Intersectionality in the context of joint political action.

   To address Zack and Gunnarsson’s critiques, as they relate to feminist political action, and highlight why intersectionality will not cause fragmentation, it is useful to return to Crenshaw’s original conception. More specifically her conclusion to Mapping the Margins: Intersectionality, Identity Politics, and Violence against Women of Color, where she states that “we first must recognise that the organised identity groups in which we find ourselves are in fact coalitions or at least potential coalitions waiting to be formed” (1991, 1299). This claim can be understood in two ways (Carastathis, 2013). Firstly, it can be understood as a reference to the nature of identity itself. In this sense, intersectionality would serve to highlight that to politically organise around identity requires that some people “negotiate the various political interests, conflicting though they may be, that exist within an identity category” (Crenshaw 1995, 12). Such as for example Black women having to reconcile the aims of feminism and antiracism when these are incompatible. Secondly, it can be understood as a reference to the possibility of organising politically across multiple identity groups. In this sense, intersectionality emphasises the existence of interrelations, grounds for solidarity and “new avenues of cooperation” (Cole, 2008) between differing identities.
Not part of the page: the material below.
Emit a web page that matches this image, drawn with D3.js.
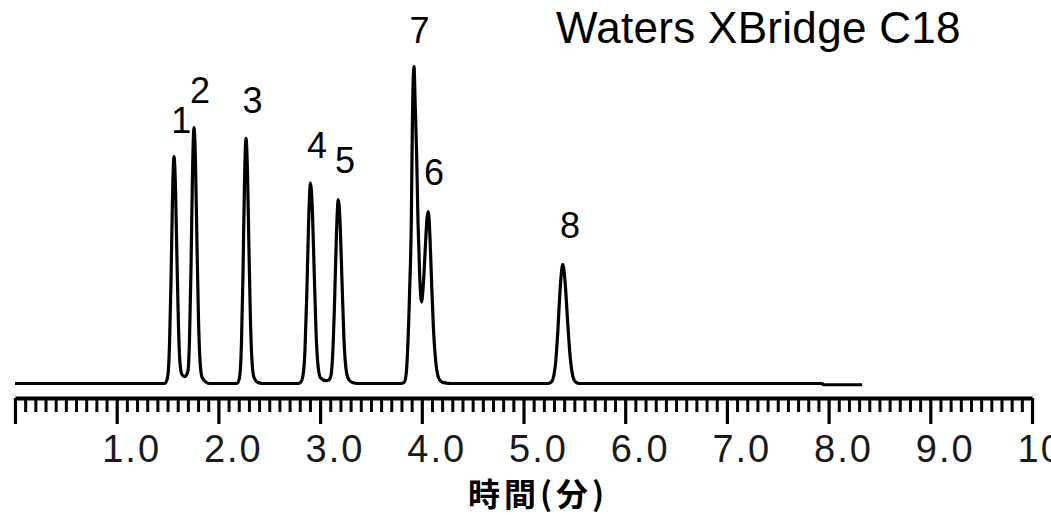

It can be argued that these two understandings are interconnected, and that this interconnection explains why intersectionality does not cause fragmentation.

   The interconnection between both interpretations becomes evident when coalitions are differentiated from identity-based groups. While identity-based groups are built around similarity, coalitions “are born of necessity” (Matsuda, 1991, 1190). Furthermore, Reagon described them as “spaces of difference, confrontation, and risk” (1983). Therefore, it is the inherent nature of coalitions to focus on and directly address difference within a given group, while simultaneously recognising that identities are sometimes born out of a context of shared history and struggle, thus becoming valuable tools for organising (Crenshaw, 1991; Bohrer, 2018). Consequently, far from causing fragmentation, an intersectional approach strengthens feminist political activism. Crenshaw argued that it is an opportunity to build bridges in coalition politics (1994) and taking her point a step further, coalitions allow the creation of political alliances that cross the limits of prevailing identity categories (Keating 2009). This supposes a shift in the way women have organised around feminism because it emphasises the intentionality behind creating a joint movement. In the words of Chandra Talpade Mohanty, “sisterhood cannot be assumed on the basis of gender; it must be forged in concrete historical and political praxis” (1988, 67).

   The success of conceiving identities as coalitions and of using intersectionality as a source for solidarity can be exemplified with “Somos Hermanas” (We Are Sisters), a US based feminist group. During its six years of existence the group took part in feminist, lesbian, anti-racist and anti-imperialist activism. In doing so, the members of the group acted as bridges between all the communities they belonged to. Communities that had historically been falsely separated (Carastathis, 2013). For them, “Somos Hermanas means embracing our sisters in solidarity” (Somos Hermanas, 1985). The sisterhood present in the group was not accidental, nor was it assumed because of their shared gender condition, it was a central part of the project (Mohanty, 1988). The central lesson is that because of understanding their identities as a coalition, “Somos Hermanas” crossed the false boundaries between their identities that had been created by the systems of oppression they existed under (Carastathis, 2013), and built crucial alliances in their feminist fight.

 

From all of the above arguments it can be concluded that the incorporation of an intersectional understanding of identity into feminist thought will not lead to a fragmented feminist movement. This essay has emphasised that concerns about fragmentation are often ignoring the openness of intersectionality and are deliberately using narrow conceptions of the theory such as the postmodernist “anticategorical” approach. Therefore, because it can be interpreted in numerous different ways, whether intersectionality causes fragmentation will largely depend on the specific understanding someone is examining. If intersectionality is understood in accordance with critical realism, then intersectionality has the potential to bridge all branches of feminist theory. Equally, if intersectionality is understood as the coalitions of multiple identities, feminist political action can only strengthen from applying intersectional thought, as proven by the group “Somos Hermanas”.